## START
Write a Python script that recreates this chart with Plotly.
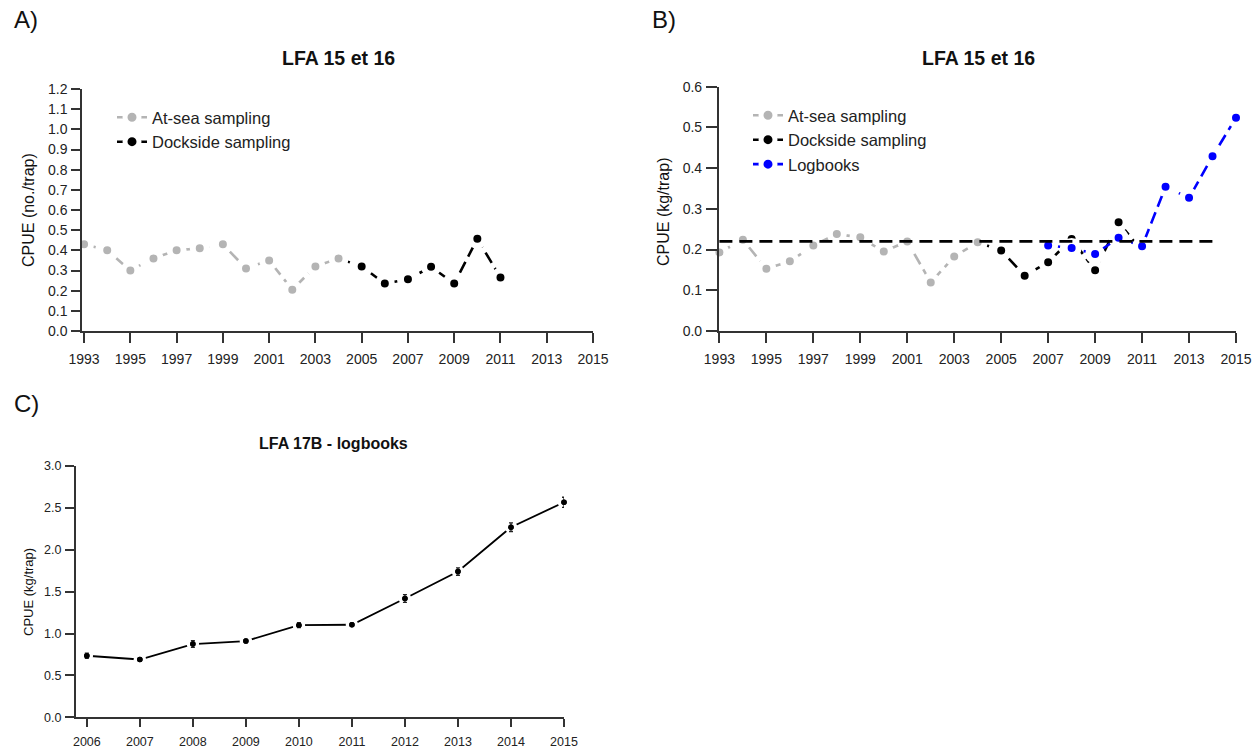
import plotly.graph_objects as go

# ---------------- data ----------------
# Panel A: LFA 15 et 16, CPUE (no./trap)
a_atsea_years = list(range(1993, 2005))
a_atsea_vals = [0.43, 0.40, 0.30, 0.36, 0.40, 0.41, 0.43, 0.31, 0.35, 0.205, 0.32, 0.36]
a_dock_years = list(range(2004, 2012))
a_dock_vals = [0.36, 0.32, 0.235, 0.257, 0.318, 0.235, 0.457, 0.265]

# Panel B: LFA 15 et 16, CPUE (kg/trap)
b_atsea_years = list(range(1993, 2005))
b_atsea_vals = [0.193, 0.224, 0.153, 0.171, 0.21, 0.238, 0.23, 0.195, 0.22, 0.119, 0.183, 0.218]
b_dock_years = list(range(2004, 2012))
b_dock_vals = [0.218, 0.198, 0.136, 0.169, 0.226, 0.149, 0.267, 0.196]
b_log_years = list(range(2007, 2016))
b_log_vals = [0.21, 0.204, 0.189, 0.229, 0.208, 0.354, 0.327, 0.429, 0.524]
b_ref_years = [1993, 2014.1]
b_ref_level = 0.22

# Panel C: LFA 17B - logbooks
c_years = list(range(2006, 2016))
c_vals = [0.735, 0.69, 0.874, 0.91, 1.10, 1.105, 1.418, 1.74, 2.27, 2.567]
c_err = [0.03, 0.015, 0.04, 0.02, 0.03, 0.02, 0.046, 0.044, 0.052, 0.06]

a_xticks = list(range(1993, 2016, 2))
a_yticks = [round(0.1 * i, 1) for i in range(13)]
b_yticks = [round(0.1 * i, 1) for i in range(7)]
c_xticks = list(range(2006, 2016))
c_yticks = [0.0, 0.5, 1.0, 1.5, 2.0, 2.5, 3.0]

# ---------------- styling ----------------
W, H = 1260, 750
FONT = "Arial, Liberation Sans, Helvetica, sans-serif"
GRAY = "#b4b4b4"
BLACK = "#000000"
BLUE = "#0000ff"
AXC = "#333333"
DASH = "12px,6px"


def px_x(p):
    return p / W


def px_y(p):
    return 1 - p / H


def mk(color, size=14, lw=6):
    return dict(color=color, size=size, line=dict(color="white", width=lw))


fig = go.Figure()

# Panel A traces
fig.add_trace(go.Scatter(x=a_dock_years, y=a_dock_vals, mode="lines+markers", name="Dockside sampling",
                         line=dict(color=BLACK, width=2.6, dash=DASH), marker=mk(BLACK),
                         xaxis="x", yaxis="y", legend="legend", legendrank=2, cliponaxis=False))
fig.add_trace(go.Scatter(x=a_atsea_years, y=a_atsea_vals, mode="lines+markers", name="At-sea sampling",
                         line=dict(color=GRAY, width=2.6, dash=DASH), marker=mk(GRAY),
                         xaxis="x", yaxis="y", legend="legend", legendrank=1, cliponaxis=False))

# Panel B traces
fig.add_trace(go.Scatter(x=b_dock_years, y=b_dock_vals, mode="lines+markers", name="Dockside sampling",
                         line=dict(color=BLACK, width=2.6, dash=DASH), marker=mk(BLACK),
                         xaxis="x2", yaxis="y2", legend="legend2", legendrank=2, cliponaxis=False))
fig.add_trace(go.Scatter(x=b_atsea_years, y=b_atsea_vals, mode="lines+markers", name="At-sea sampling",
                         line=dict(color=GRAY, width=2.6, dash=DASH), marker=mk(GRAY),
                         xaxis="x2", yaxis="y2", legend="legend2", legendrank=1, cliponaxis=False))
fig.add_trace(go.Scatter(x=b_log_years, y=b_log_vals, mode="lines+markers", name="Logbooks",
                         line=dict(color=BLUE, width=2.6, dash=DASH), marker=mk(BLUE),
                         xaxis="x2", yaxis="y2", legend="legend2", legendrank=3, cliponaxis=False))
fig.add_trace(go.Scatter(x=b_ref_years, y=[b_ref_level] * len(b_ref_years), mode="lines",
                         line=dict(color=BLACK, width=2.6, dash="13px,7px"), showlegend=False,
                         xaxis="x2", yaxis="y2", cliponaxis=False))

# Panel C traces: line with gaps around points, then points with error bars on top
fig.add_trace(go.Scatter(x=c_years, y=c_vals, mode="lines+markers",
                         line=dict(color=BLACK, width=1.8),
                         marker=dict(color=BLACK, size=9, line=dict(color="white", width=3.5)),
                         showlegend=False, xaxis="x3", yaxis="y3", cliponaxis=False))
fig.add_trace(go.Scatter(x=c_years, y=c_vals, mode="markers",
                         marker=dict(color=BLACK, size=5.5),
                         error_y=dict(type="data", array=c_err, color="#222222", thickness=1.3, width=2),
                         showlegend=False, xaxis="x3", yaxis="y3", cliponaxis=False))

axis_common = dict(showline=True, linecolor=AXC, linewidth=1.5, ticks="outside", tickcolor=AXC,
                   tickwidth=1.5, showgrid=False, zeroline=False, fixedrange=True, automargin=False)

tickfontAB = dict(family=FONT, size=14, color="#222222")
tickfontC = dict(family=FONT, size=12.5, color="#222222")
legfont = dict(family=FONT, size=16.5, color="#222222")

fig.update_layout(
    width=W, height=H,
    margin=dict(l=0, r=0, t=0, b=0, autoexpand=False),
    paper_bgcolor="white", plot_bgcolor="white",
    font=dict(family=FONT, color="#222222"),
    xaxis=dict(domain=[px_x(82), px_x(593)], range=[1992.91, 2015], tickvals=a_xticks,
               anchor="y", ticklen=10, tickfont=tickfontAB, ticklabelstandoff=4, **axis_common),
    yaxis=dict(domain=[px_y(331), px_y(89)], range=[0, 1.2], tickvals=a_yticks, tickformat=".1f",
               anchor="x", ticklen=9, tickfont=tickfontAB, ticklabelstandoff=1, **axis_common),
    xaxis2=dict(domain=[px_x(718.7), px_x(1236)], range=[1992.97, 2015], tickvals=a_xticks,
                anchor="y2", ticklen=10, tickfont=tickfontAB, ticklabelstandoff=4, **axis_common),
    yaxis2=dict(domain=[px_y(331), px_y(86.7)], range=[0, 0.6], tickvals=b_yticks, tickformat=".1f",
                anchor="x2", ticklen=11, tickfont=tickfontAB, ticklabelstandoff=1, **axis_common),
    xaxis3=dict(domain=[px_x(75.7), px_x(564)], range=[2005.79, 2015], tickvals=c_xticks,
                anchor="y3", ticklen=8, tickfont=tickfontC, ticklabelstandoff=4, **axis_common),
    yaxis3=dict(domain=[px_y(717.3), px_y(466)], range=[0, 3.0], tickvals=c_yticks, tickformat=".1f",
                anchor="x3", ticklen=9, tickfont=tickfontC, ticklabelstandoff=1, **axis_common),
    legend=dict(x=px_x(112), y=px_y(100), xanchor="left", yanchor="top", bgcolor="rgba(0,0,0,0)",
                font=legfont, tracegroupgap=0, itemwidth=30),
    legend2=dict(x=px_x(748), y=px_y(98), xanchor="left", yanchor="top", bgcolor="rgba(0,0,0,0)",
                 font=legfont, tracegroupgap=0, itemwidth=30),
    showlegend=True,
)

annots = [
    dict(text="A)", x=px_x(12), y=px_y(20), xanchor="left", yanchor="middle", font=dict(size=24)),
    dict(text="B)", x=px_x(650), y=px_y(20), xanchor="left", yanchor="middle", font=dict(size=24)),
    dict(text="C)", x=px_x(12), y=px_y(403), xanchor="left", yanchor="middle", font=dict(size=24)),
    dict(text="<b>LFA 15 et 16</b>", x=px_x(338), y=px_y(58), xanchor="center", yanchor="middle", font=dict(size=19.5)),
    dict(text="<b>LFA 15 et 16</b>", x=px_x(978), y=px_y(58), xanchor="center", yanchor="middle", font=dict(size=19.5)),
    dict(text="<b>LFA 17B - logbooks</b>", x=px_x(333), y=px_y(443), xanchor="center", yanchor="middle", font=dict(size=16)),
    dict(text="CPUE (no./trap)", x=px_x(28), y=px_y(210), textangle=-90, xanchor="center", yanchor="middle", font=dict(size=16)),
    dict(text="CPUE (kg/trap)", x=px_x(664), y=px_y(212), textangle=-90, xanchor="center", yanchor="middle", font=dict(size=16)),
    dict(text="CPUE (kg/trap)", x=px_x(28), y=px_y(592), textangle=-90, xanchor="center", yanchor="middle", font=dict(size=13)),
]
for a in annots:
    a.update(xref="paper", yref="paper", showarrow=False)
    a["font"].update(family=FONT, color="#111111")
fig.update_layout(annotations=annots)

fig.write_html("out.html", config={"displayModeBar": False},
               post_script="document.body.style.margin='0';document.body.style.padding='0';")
## END
- _WORK TO BE COMPLETED_: Omitting all pictures, restate exactly the lines of the material from its start through the line that contains "import plotly.graph_objects as go".

- _PROBLEM SOLUTION_:
Write a Python script that recreates this chart with Plotly.
import plotly.graph_objects as go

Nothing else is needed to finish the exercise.